The result is Italian for Beginners, which won the top prize at the Berlin Film Festival last year. Despite its stylistic quirks and pretensions, it’s a fairly formulaic, unabashedly straightforward romance. In fact, Scherfig might have managed the biggest subversion of all by using natural light, bad sound equipment and the other Dogma tics on a movie concept that would play just fine in the hands of Meg Ryan and director Garry Marshall. Who’s the revolutionary now, Thomas Vinterberg?


(And why do practitioners of Dogma filmmaking always make such a big deal out of it? You’d think there’s a bunch of guys walking around Copenhagen with “D” letter jackets and membership cards in their wallets.)


Denmark is pretty bleak in the wintertime, and its residents have a cultural fondness for the sun, sand and easy living of Italy. Italian-language classes are big, even in the offbeat community that becomes the home of Andreas (Anders W. Berthelsen), a pastor and recent widower who’s hired to replace a preacher who got suspended for throwing the church organist off the roof.


Andreas enrolls in an Italian class where we’re introduced to Olympia, a sweet, clumsy bakery worker; Jorgen, an innkeeper who confesses he can’t get it up; Giulia, an Italian cook and Jorgen’s lust object; Hal-Finn, a restaurant manager and annoying sports fan; and Karen, a cute hairdresser. The class is beset by low attendance and the teacher’s untimely death, but it’s a starting point for a fine set of romantic entanglements. Once the six characters meet, mingle and couple, they make a revelatory trip to Venice.

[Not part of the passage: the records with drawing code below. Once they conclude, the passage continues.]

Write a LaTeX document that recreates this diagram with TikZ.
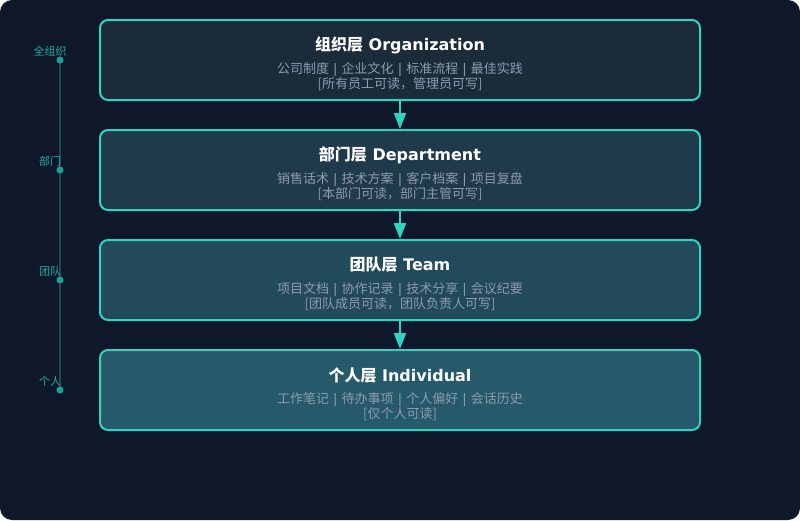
\documentclass[tikz,border=0pt]{standalone}
\usepackage{fontspec}
\setmainfont{DejaVu Sans}
\newfontfamily\cjk{Noto Sans CJK SC}
\usetikzlibrary{arrows.meta}

\definecolor{bgdark}{HTML}{0F172A}
\definecolor{teal}{HTML}{2DD4BF}
\definecolor{tealdot}{HTML}{14A394}
\definecolor{tealline}{HTML}{1E4A52}
\definecolor{graytext}{HTML}{8C9BB0}
\definecolor{orgfill}{HTML}{1C2B3A}
\definecolor{deptfill}{HTML}{1F3A4A}
\definecolor{teamfill}{HTML}{224A5A}
\definecolor{indfill}{HTML}{265A6A}

\newcommand{\sepbar}{{\rmfamily\ | }}

\tikzset{
  layer/.style={shape=rectangle, draw=teal, line width=2pt, rounded corners=8pt,
    minimum width=600pt, minimum height=80pt, inner sep=0pt},
  layertitle/.style={text=white, font=\fontsize{16}{19}\selectfont\bfseries},
  layertext/.style={text=graytext, align=center, font=\fontsize{13}{15}\selectfont\cjk},
  levellabel/.style={text=tealdot!80!teal, font=\fontsize{11}{13}\selectfont\cjk},
  leveldot/.style={shape=circle, fill=tealdot, inner sep=0pt, minimum size=7pt}
}

\begin{document}
\begin{tikzpicture}[x=1pt, y=-1pt]
\useasboundingbox (0,0) rectangle (800,520);
\fill [bgdark, rounded corners=12pt] (0,0) rectangle (800,520);

% layer boxes
\node (Org) at (400,60) [layer, fill=orgfill] {};
\node (Dept) at (400,170) [layer, fill=deptfill] {};
\node (Team) at (400,280) [layer, fill=teamfill] {};
\node (Ind) at (400,390) [layer, fill=indfill] {};

\node (Org title) at (400,45) [layertitle] {{\cjk 组织层} Organization};
\node (Org text) at (400,77) [layertext] {公司制度\sepbar 企业文化\sepbar 标准流程\sepbar 最佳实践\\\relax[所有员工可读，管理员可写]};

\node (Dept title) at (400,155) [layertitle] {{\cjk 部门层} Department};
\node (Dept text) at (400,187) [layertext] {销售话术\sepbar 技术方案\sepbar 客户档案\sepbar 项目复盘\\\relax[本部门可读，部门主管可写]};

\node (Team title) at (400,265) [layertitle] {{\cjk 团队层} Team};
\node (Team text) at (400,297) [layertext] {项目文档\sepbar 协作记录\sepbar 技术分享\sepbar 会议纪要\\\relax[团队成员可读，团队负责人可写]};

\node (Ind title) at (400,375) [layertitle] {{\cjk 个人层} Individual};
\node (Ind text) at (400,407) [layertext] {工作笔记\sepbar 待办事项\sepbar 个人偏好\sepbar 会话历史\\\relax[仅个人可读]};

\path [teal, line width=2pt, -{Triangle[width=12pt, length=16pt]}]
  (Org) edge (Dept)
  (Dept) edge (Team)
  (Team) edge (Ind);

% scope axis on the left
\draw [tealline, line width=2pt] (60,60) -- (60,390);
\node (Top) at (60,60) [leveldot] {};
\node (Mid1) at (60,170) [leveldot] {};
\node (Mid2) at (60,280) [leveldot] {};
\node (Bottom) at (60,390) [leveldot] {};

\node (Top label) at (50,51) [levellabel] {全组织};
\node (Mid1 label) at (50,161) [levellabel] {部门};
\node (Mid2 label) at (50,271) [levellabel] {团队};
\node (Bottom label) at (50,381) [levellabel] {个人};
\end{tikzpicture}
\end{document}
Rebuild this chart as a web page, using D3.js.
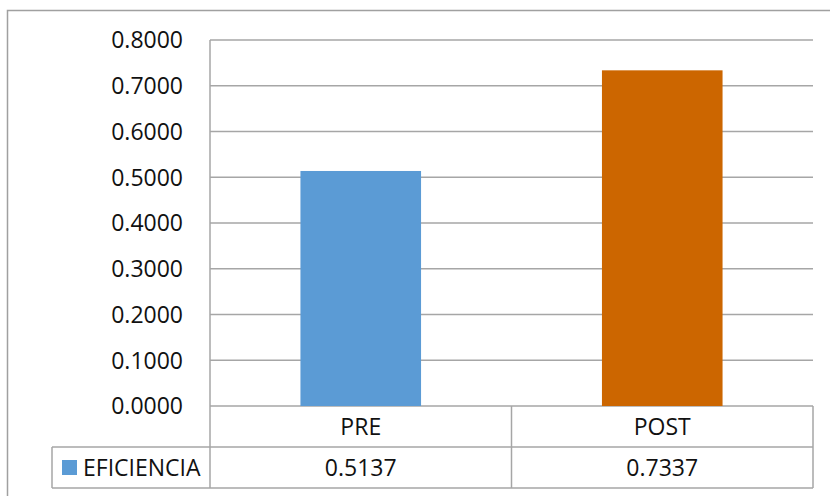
<!DOCTYPE html>
<html>
<head>
<meta charset="utf-8">
<script src="https://cdn.jsdelivr.net/npm/d3@7/dist/d3.min.js"></script>
<style>
  html, body { margin: 0; padding: 0; background: #fff; }
  svg text { font-family: "Open Sans", sans-serif; fill: #111; }
</style>
</head>
<body>
<svg id="chart" width="830" height="496"></svg>
<script>
// Efficiency before and after
const categories = ["PRE", "POST"];
const seriesName = "EFICIENCIA";
const values = [0.5137, 0.7337];
const colors = ["#5B9BD5", "#CC6600"];
const yTicks = [0, 0.1, 0.2, 0.3, 0.4, 0.5, 0.6, 0.7, 0.8];

const svg = d3.select("#chart");
const plotL = 210, plotR = 813, plotT = 40, plotB = 406;
const rowH = 41;
const gridColor = "#a6a6a6";
const fontSize = 23;

// outer frame
svg.append("rect")
  .attr("x", 7.5).attr("y", 10.5)
  .attr("width", 840).attr("height", 500)
  .attr("fill", "none").attr("stroke", "#a0a0a0").attr("stroke-width", 1.5);

const x = d3.scaleBand().domain(categories).range([plotL, plotR]).paddingInner(0).paddingOuter(0);
const y = d3.scaleLinear().domain([0, 0.8]).range([plotB, plotT]);

// horizontal gridlines
svg.append("g").selectAll("line").data(yTicks).join("line")
  .attr("x1", plotL).attr("x2", plotR)
  .attr("y1", d => y(d)).attr("y2", d => y(d))
  .attr("stroke", gridColor).attr("stroke-width", 1.5);

// vertical axis line
svg.append("line")
  .attr("x1", plotL).attr("x2", plotL).attr("y1", plotT).attr("y2", plotB)
  .attr("stroke", gridColor).attr("stroke-width", 1.5);

// tick labels
svg.append("g").selectAll("text").data(yTicks).join("text")
  .attr("x", 183).attr("y", d => y(d))
  .attr("dy", "0.36em")
  .attr("text-anchor", "end")
  .attr("font-size", fontSize)
  .text(d => d3.format(".4f")(d));

// bars
const barW = x.bandwidth() * 0.4;
svg.append("g").selectAll("rect").data(values).join("rect")
  .attr("x", (d, i) => x(categories[i]) + (x.bandwidth() - barW) / 2)
  .attr("y", d => y(d))
  .attr("width", barW)
  .attr("height", d => y(0) - y(d))
  .attr("fill", (d, i) => colors[i]);

// data table
const tbl = svg.append("g").attr("fill", "none").attr("stroke", gridColor).attr("stroke-width", 1.5);
tbl.append("line").attr("x1", plotL).attr("x2", plotR).attr("y1", plotB + rowH).attr("y2", plotB + rowH);
tbl.append("line").attr("x1", 52).attr("x2", plotR).attr("y1", plotB + 2 * rowH).attr("y2", plotB + 2 * rowH);
tbl.append("line").attr("x1", 52).attr("x2", plotL).attr("y1", plotB + rowH).attr("y2", plotB + rowH);
tbl.append("line").attr("x1", 52).attr("x2", 52).attr("y1", plotB + rowH).attr("y2", plotB + 2 * rowH);
tbl.append("line").attr("x1", plotL).attr("x2", plotL).attr("y1", plotB).attr("y2", plotB + 2 * rowH);
categories.forEach(c => {
  tbl.append("line").attr("x1", x(c) + x.bandwidth()).attr("x2", x(c) + x.bandwidth())
    .attr("y1", plotB).attr("y2", plotB + 2 * rowH);
});

svg.append("g").selectAll("text").data(categories).join("text")
  .attr("x", d => x(d) + x.bandwidth() / 2)
  .attr("y", plotB + rowH / 2)
  .attr("dy", "0.36em")
  .attr("text-anchor", "middle")
  .attr("font-size", fontSize)
  .text(d => d);

svg.append("g").selectAll("text").data(values).join("text")
  .attr("x", (d, i) => x(categories[i]) + x.bandwidth() / 2)
  .attr("y", plotB + rowH * 1.5)
  .attr("dy", "0.36em")
  .attr("text-anchor", "middle")
  .attr("font-size", fontSize)
  .text(d => d3.format(".4f")(d));

// legend key in table
svg.append("rect").attr("x", 62).attr("y", 460).attr("width", 15).attr("height", 15).attr("fill", colors[0]);
svg.append("text").attr("x", 83).attr("y", plotB + rowH * 1.5).attr("dy", "0.36em")
  .attr("font-size", fontSize)
  .text(seriesName);
</script>
</body>
</html>
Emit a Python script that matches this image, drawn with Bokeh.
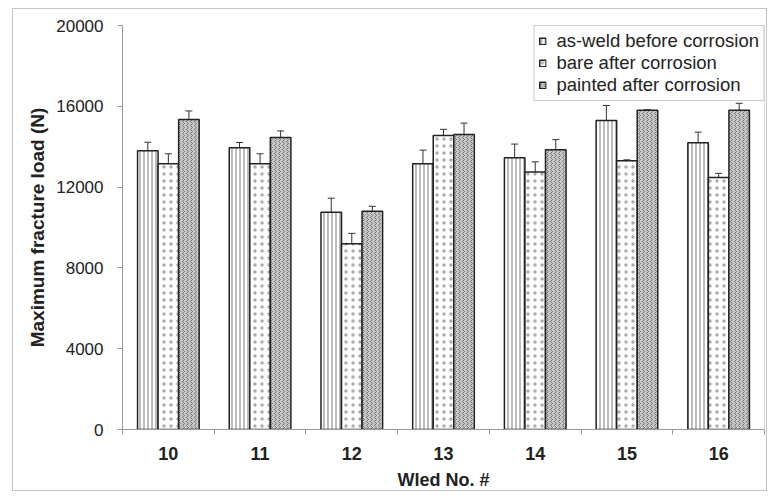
from bokeh.plotting import figure
from bokeh.models import (ColumnDataSource, Whisker, TeeHead, FixedTicker, Legend,
                          LegendItem, Range1d, Span)
from bokeh.embed import file_html
from bokeh.resources import INLINE

# ---- data ----
cats = ["10", "11", "12", "13", "14", "15", "16"]
as_weld = [13800, 13950, 10750, 13150, 13450, 15300, 14200]
as_weld_err = [420, 260, 700, 680, 680, 740, 520]
bare = [13150, 13150, 9200, 14550, 12750, 13300, 12480]
bare_err = [500, 500, 510, 310, 500, 50, 200]
painted = [15350, 14450, 10800, 14600, 13850, 15800, 15800]
painted_err = [420, 330, 250, 570, 500, 30, 350]
series_names = ["as-weld before corrosion", "bare after corrosion", "painted after corrosion"]
y_ticks = [0, 4000, 8000, 12000, 16000, 20000]

bw = 0.224
centers = [i + 0.5 for i in range(len(cats))]

src = ColumnDataSource(dict(
    x1=[c - bw for c in centers], x2=centers, x3=[c + bw for c in centers],
    a=as_weld, au=[v + e for v, e in zip(as_weld, as_weld_err)], al=[v - e for v, e in zip(as_weld, as_weld_err)],
    b=bare, bu=[v + e for v, e in zip(bare, bare_err)], bl=[v - e for v, e in zip(bare, bare_err)],
    c=painted, cu=[v + e for v, e in zip(painted, painted_err)], cl=[v - e for v, e in zip(painted, painted_err)],
))

p = figure(width=755, height=483, x_range=Range1d(0, len(cats)), y_range=Range1d(0, 20000),
           output_backend="svg", toolbar_location=None,
           min_border_left=109, min_border_right=4, min_border_top=16, min_border_bottom=60)
p.styles = {"border": "1px solid #c4c4c4", "margin-left": "12px", "margin-top": "8px"}
p.xgrid.visible = False
p.ygrid.visible = False
p.outline_line_color = None
p.background_fill_color = "white"

FONT = "Liberation Sans"

r1 = p.vbar(x="x1", top="a", width=bw, source=src, fill_color="white", line_color="#222", line_width=1.5,
            hatch_pattern="|", hatch_color="#777", hatch_scale=4, hatch_weight=1)
r2 = p.vbar(x="x2", top="b", width=bw, source=src, fill_color="white", line_color="#222", line_width=1.5,
            hatch_pattern=".", hatch_color="#888", hatch_scale=7, hatch_alpha=0.7)
r3 = p.vbar(x="x3", top="c", width=bw, source=src, fill_color="#c4c4c4", line_color="#222", line_width=1.5,
            hatch_pattern=">", hatch_color="#7a7a7a", hatch_scale=4, hatch_weight=1)

for xk, up, lo in (("x1", "au", "al"), ("x2", "bu", "bl"), ("x3", "cu", "cl")):
    w = Whisker(source=src, base=xk, upper=up, lower=lo, line_color="#333", line_width=1,
                upper_head=TeeHead(size=7, line_color="#333", line_width=1),
                lower_head=TeeHead(size=7, line_color="#333", line_width=1))
    p.add_layout(w)

# right border of the plot area
p.add_layout(Span(location=len(cats), dimension="height", line_color="#aaa", line_width=1))

legend = Legend(items=[LegendItem(label=series_names[0], renderers=[r1]),
                       LegendItem(label=series_names[1], renderers=[r2]),
                       LegendItem(label=series_names[2], renderers=[r3])],
                location="top_right", margin=0, border_line_color="#999", border_line_width=1,
                label_text_font=FONT, label_text_font_size="18.5px", label_text_color="#222",
                glyph_width=8, glyph_height=8, label_height=18, spacing=0, padding=4,
                label_standoff=10, background_fill_alpha=1)
p.add_layout(legend)

# x axis
xax = p.xaxis[0]
xax.ticker = FixedTicker(ticks=centers, minor_ticks=list(range(len(cats) + 1)))
xax.major_label_overrides = {c: lab for c, lab in zip(centers, cats)}
xax.major_tick_line_color = None
xax.major_tick_out = 0
xax.major_tick_in = 0
xax.minor_tick_out = 5
xax.minor_tick_in = 0
xax.minor_tick_line_color = "#999"
xax.axis_line_color = "#999"
xax.major_label_text_font = FONT
xax.major_label_text_font_style = "bold"
xax.major_label_text_font_size = "18px"
xax.major_label_text_color = "#222"
xax.major_label_standoff = 12
xax.axis_label = "Wled No. #"
xax.axis_label_text_font = FONT
xax.axis_label_text_font_style = "bold"
xax.axis_label_text_font_size = "18px"
xax.axis_label_text_color = "#222"
xax.axis_label_standoff = 7

# y axis
yax = p.yaxis[0]
yax.ticker = FixedTicker(ticks=y_ticks)
yax.minor_tick_line_color = None
yax.major_tick_out = 5
yax.major_tick_in = 0
yax.major_tick_line_color = "#999"
yax.axis_line_color = "#999"
yax.major_label_text_font = FONT
yax.major_label_text_font_size = "17px"
yax.major_label_text_color = "#222"
yax.major_label_standoff = 14
yax.axis_label = "Maximum fracture load (N)"
yax.axis_label_text_font = FONT
yax.axis_label_text_font_style = "bold"
yax.axis_label_text_font_size = "19px"
yax.axis_label_text_color = "#222"
yax.axis_label_standoff = 5

open("out.html", "w").write(file_html(p, INLINE))
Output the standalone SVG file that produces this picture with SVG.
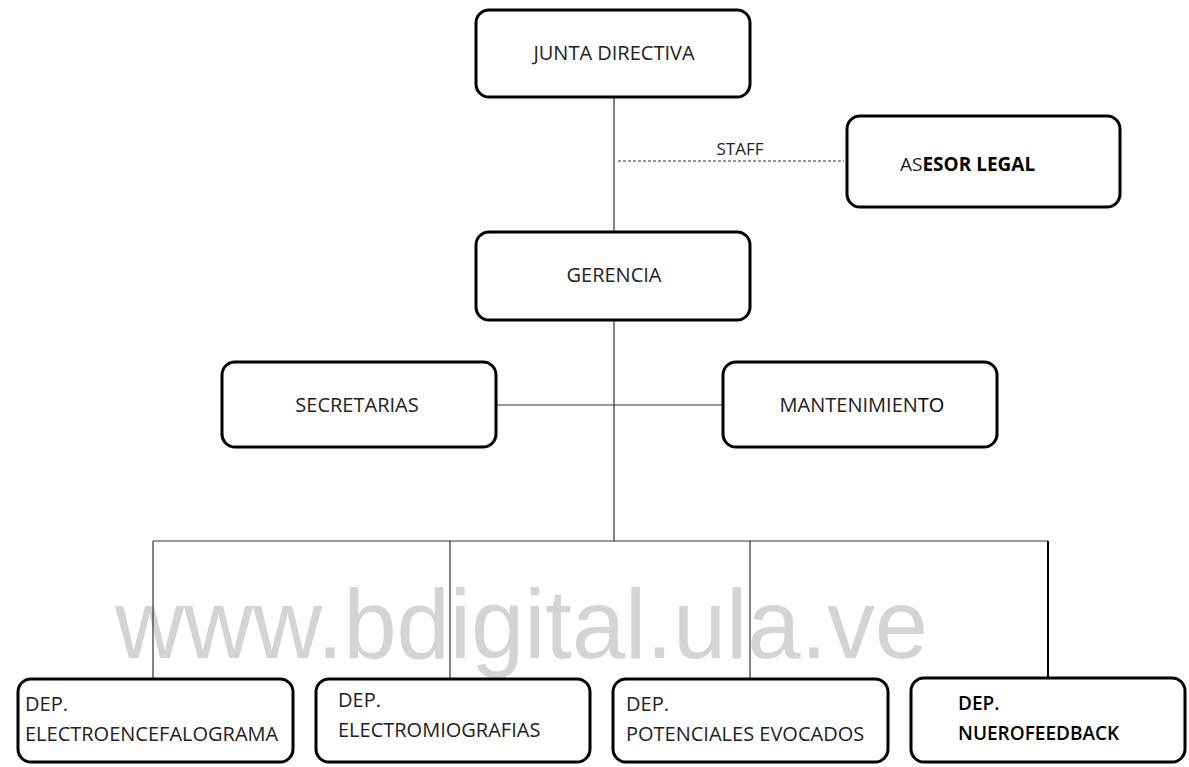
<svg xmlns="http://www.w3.org/2000/svg" width="1189" height="767" viewBox="0 0 1189 767">
<style>
.box{fill:#fff;stroke:#000;stroke-width:3}
.t{font-family:"Open Sans","Liberation Sans",sans-serif;font-size:20px;fill:#222}
.c{text-anchor:middle}
.b{font-weight:bold;fill:#000}
.ln{stroke:#333;stroke-width:1.2;fill:none}
.wm{font-family:"Liberation Sans",Arial,sans-serif;font-size:98px;fill:#d4d4d4}
</style>
<rect width="1189" height="767" fill="#fff"/>
<text class="wm" x="115" y="658" textLength="813" lengthAdjust="spacingAndGlyphs">www.bdigital.ula.ve</text>
<g id="connectors">
<line class="ln" x1="614" y1="98" x2="614" y2="232"/>
<line class="ln" x1="618" y1="161" x2="844" y2="161" stroke-dasharray="3,2"/>
<text class="t c" x="740" y="155" style="font-size:17px">STAFF</text>
<line class="ln" x1="614" y1="321" x2="614" y2="541"/>
<line class="ln" x1="497" y1="405" x2="723" y2="405"/>
<line class="ln" x1="153" y1="541" x2="1048" y2="541"/>
<line class="ln" x1="153" y1="541" x2="153" y2="678"/>
<line class="ln" x1="450" y1="541" x2="450" y2="678"/>
<line class="ln" x1="750" y1="541" x2="750" y2="678"/>
<line class="ln" x1="1048" y1="541" x2="1048" y2="678" style="stroke:#000;stroke-width:2"/>
</g>
<g id="junta">
<rect class="box" x="476" y="10" width="274" height="87" rx="13"/>
<text class="t c" x="614" y="60">JUNTA DIRECTIVA</text>
</g>
<g id="asesor">
<rect class="box" x="847" y="116" width="273" height="91" rx="13"/>
<text class="t" x="900" y="171" style="font-size:19px">AS<tspan class="b">ESOR LEGAL</tspan></text>
</g>
<g id="gerencia">
<rect class="box" x="476" y="232" width="274" height="88" rx="13"/>
<text class="t c" x="614" y="282">GERENCIA</text>
</g>
<g id="secretarias">
<rect class="box" x="222" y="362" width="274" height="85" rx="13"/>
<text class="t c" x="357" y="412">SECRETARIAS</text>
</g>
<g id="mantenimiento">
<rect class="box" x="723" y="362" width="274" height="85" rx="13"/>
<text class="t c" x="862" y="412">MANTENIMIEN<tspan style="fill:#000">TO</tspan></text>
</g>
<g id="dep1">
<rect class="box" x="18" y="679" width="275" height="83" rx="13"/>
<text class="t" x="25" y="711">DEP.</text>
<text class="t" x="25" y="741">ELECTROENCEFALOGRAMA</text>
</g>
<g id="dep2">
<rect class="box" x="316" y="679" width="274" height="83" rx="13"/>
<text class="t" x="338" y="707">DEP.</text>
<text class="t" x="338" y="737">ELECTROMIOGRAFIAS</text>
</g>
<g id="dep3">
<rect class="box" x="613" y="679" width="275" height="83" rx="13"/>
<text class="t" x="626" y="711">DEP.</text>
<text class="t" x="626" y="741">POTENCIALES EVOCADOS</text>
</g>
<g id="dep4">
<rect class="box" x="911" y="678" width="274" height="84" rx="13"/>
<text class="t" x="958" y="710" style="font-weight:600;fill:#000;font-size:19px">DEP.</text>
<text class="t" x="958" y="740" style="font-weight:600;fill:#000;font-size:19px">NUEROFEEDBACK</text>
</g>
</svg>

Yes, it’s all a bit Lake Wobegon and a bit Enchanted April. There’s also a hard Dogma edge to much of Italian for Beginners which, while it sometimes irritates, sometimes lends a sound feeling of plausibility to the normally fantastical setting of romantic comedy. For example, two of the characters have horrible parents whose evil obviously impaired their emotional growth; their presence gives the film a heft it wouldn’t otherwise have.


Lars Kaalund, as the hilariously antisocial Hal-Finn, gives an outstanding performance full of clever humanistic touches. So does Anette Stovelbaek as Olympia, whose asshole father is the bane of her quietly desperate existence. The comic touches are both light and black, yet the screenplay never loses sight of its essential optimism. All six leads benefit from the sculpting of Scherfig, who also wrote the picture with an eye toward character above all else.


If it wasn’t shot with shaky cameras and bad lighting, Italian for Beginners might be this spring’s Amélie in the States. It’s not as whimsical as that French import, but it’s no less satisfying unless you don’t enjoy Dogma’s famous “10 Vows of Chastity” and the incoherence they wreak. Some of the dialogue is hard to hear (admittedly, not much of a problem unless you understand Danish and can’t read subtitles), and the artsy feel of the handheld shots will only annoy the Blockbuster set.


But that’s part of the point Scherfig is trying to make with a romantic comedy about six mismatched people coming together. Not everything fits the way you might like, but it’s foolish to deny something that feels right.